Una decisione, quella del Tribunale, che suona quasi beffarda vista la precedente condanna.
«Ergastolo aggravato significa che mio padre è condannato a morire in prigione. Cinque anni in più o in meno non cambiano la sostanza. I fatti dicono che è stato condannato senza una prova. I giudici si sono basati su un filmato di un programma televisivo e su un articolo pubblicato su Taraf (il giornale fondato e diretto da Ahmet Altan n.d.r.) sei anni fa. È una storia kafkiana. Questa è stata una decisione politica e personale. C’è qualcuno che la mattina si sveglia e dice: Ahmet Altan è il mio nemico. La sentenza dimostra che in questo Paese non c’è più libertà».
Lei ha modo di vedere suo padre anche se raramente. Com’è il suo umore?

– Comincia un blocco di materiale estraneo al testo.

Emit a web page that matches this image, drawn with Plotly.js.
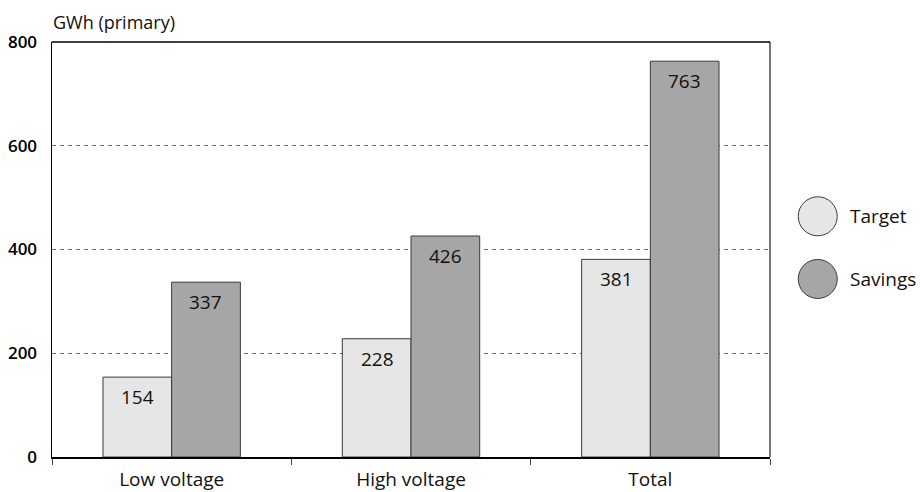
<!DOCTYPE html>
<html>
<head>
<meta charset="utf-8">
<script src="https://cdn.plot.ly/plotly-3.0.1.min.js"></script>
<style>
  html, body { margin: 0; padding: 0; background: #fff; }
  #chart { width: 922px; height: 492px; }
</style>
</head>
<body>
<div id="chart"></div>
<script>
// Primary energy: target vs. achieved savings, by grid level
const categories = ["Low voltage", "High voltage", "Total"];
const targetValues = [154, 228, 381];
const savingsValues = [337, 426, 763];
const seriesNames = ["Target", "Savings"];
const yTicks = [0, 200, 400, 600, 800];

const FONT = "Open Sans, DejaVu Sans, sans-serif";
const colors = ["#e6e6e6", "#a6a6a6"];
const outline = "#3a3a3a";

const traces = [targetValues, savingsValues].map((vals, i) => ({
  type: "bar",
  name: seriesNames[i],
  x: categories,
  y: vals,
  marker: { color: colors[i], line: { color: outline, width: 1 } },
  showlegend: false,
  hoverinfo: "x+y+name"
}));

// value labels sit just inside the top of each bar
const barOffset = 34;
const annotations = [];
[targetValues, savingsValues].forEach((vals, i) => {
  vals.forEach((v, j) => {
    annotations.push({
      x: categories[j], y: v, xref: "x", yref: "y",
      text: String(v), showarrow: false,
      xshift: i === 0 ? -barOffset : barOffset,
      yshift: -20,
      font: { family: FONT, size: 19, color: "#111" }
    });
  });
});

// unit label above the value axis
annotations.push({
  xref: "paper", yref: "paper", x: 0, y: 1, xanchor: "left", yanchor: "middle",
  yshift: 20, xshift: -1,
  text: "GWh (primary)", showarrow: false,
  font: { family: FONT, size: 18, color: "#111" }
});

// legend: large outlined circles with labels to the right
const shapes = [];
const legendY = [0.58, 0.429];
seriesNames.forEach((name, i) => {
  shapes.push({
    type: "circle", xref: "paper", yref: "paper",
    xsizemode: "pixel", ysizemode: "pixel",
    xanchor: 1.0665, yanchor: legendY[i],
    x0: -19.5, x1: 19.5, y0: -19.5, y1: 19.5,
    fillcolor: colors[i], line: { color: outline, width: 1 }
  });
  annotations.push({
    xref: "paper", yref: "paper", x: 1.0665, y: legendY[i],
    xshift: 30, xanchor: "left", yanchor: "middle",
    text: name, showarrow: false,
    font: { family: FONT, size: 19, color: "#111" }
  });
});

// right frame edge in grey
shapes.push({
  type: "line", xref: "paper", yref: "paper",
  x0: 1, x1: 1, y0: 0, y1: 1,
  line: { color: "#777", width: 2 }
});
// top frame edge in black
shapes.push({
  type: "line", xref: "paper", yref: "paper",
  x0: 0, x1: 1, y0: 1, y1: 1,
  line: { color: "#000", width: 1.5 }
});

const layout = {
  width: 922, height: 492,
  margin: { l: 52, r: 152, t: 42, b: 35 },
  paper_bgcolor: "#fff", plot_bgcolor: "#fff",
  barmode: "group", bargap: 0.426, bargroupgap: 0,
  font: { family: FONT, color: "#111" },
  xaxis: {
    type: "category",
    showline: true, linecolor: "#000", linewidth: 1.5,
    ticks: "outside", tickson: "boundaries", ticklen: 6, tickcolor: "#444", tickwidth: 1,
    ticklabelstandoff: 5,
    showgrid: false, zeroline: false,
    tickfont: { family: FONT, size: 19, color: "#111" },
    fixedrange: true
  },
  yaxis: {
    range: [0, 800],
    tickvals: yTicks,
    ticktext: yTicks.map(String),
    showline: true, linecolor: "#000", linewidth: 1.5,
    ticks: "", ticklabelstandoff: 10,
    showgrid: true, gridcolor: "#666", griddash: "4px,4px", gridwidth: 1,
    zeroline: false,
    tickfont: { family: FONT, size: 17, color: "#000", weight: 600 },
    fixedrange: true
  },
  annotations: annotations,
  shapes: shapes
};

Plotly.newPlot("chart", traces, layout, { displayModeBar: false, staticPlot: true });
</script>
</body>
</html>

«Lui sta bene, anzi mi dà coraggio. Continua a scrivere e mi fa ridere. Trova ancora il modo di essere divertente. Finora lo potevo vedere per un’ora una volta al mese ma la sentenza ha inasprito le misure e ha ridotto le visite a una ogni due mesi. Per fortuna gli hanno concesso di incontrarsi con mio zio. Io so una cosa: non saranno i muri di una prigione a fermare mio padre».
Sì aspettava una sentenza così dura?
«Purtroppo sì, quello che non mi aspettavo è che condannassero tutti gli imputati. Mio padre e suo fratello Mehmet sono degli oppositori molto noti, penso che incutano timore, di qui la condanna. Ma non capisco perché mettere in prigione gli altri. Vengono chiamati il braccio mediatico di Feto (come il governo turco chiama l’organizzazione che fa capo a Fethullah Gülen n.d.r.) ma non hanno nulla in comune tra loro, non si conoscono nemmeno».
Cosa dimostra questa sentenza?
«È come se avessimo passato il punto di non ritorno. Non c’è mai stata così poca giustizia. Penso che la Turchia non possa permetterselo e che debba voltare pagina. La violazione della decisione della Corte Costituzionale che aveva chiesto il rilascio di mio padre è la prova che non c’è più uno Stato. Ma questa situazione riguarda il mondo intero. Basti guardare alla liberazione di Deniz Yücel (il giornalista turco-tedesco tornato in Germania dopo mesi di detenzione preventiva n.d..r), avvenuta, non a caso proprio nello stesso giorno della sentenza di condanna contro mio padre e gli altri. È la dimostrazione che Stati Uniti e Ue contano. Se vogliono».
Vuole dire che l’Europa, se vuole, può ottenere giustizia?
«Esattamente. Possiamo dire che ormai la libertà dei giornalisti è diventata una questione di trattativa politica. Ma non ci arrendiamo. Non è questa la fine. Lotteremo finché c’è possibilità di appello. La nostra ultima carta è la Corte Europea per i Diritti Umani. Anche se non sono sicura che la Turchia ne rispetterà la decisione».
Cosa è accaduto secondo lei il 15 luglio del 2016?
«Io penso che ci sia stato un colpo di Stato controllato dal governo come sostengono in tanti».
Quali sono i vostri rapporti con Fethullah Gülen?
«Nessuno, è una cosa totalmente inventata. Basta guardare al nostro standard di vita per capire che non siamo in comunicazione con lui. Gülen è stata la scusa per chiudere tanti giornali e tv. La verità è che non vogliono essere criticati. Lo dimostra il caso di Afrin (il luogo in Siria dove l’esercito turco ha lanciato un’operazione contro i guerriglieri curdo siriani n.d..r)».
In che senso?
«Nessuno può parlare di Afrin oggi in Turchia. Se dici “io vorrei la pace” pensano che tu sia un traditore».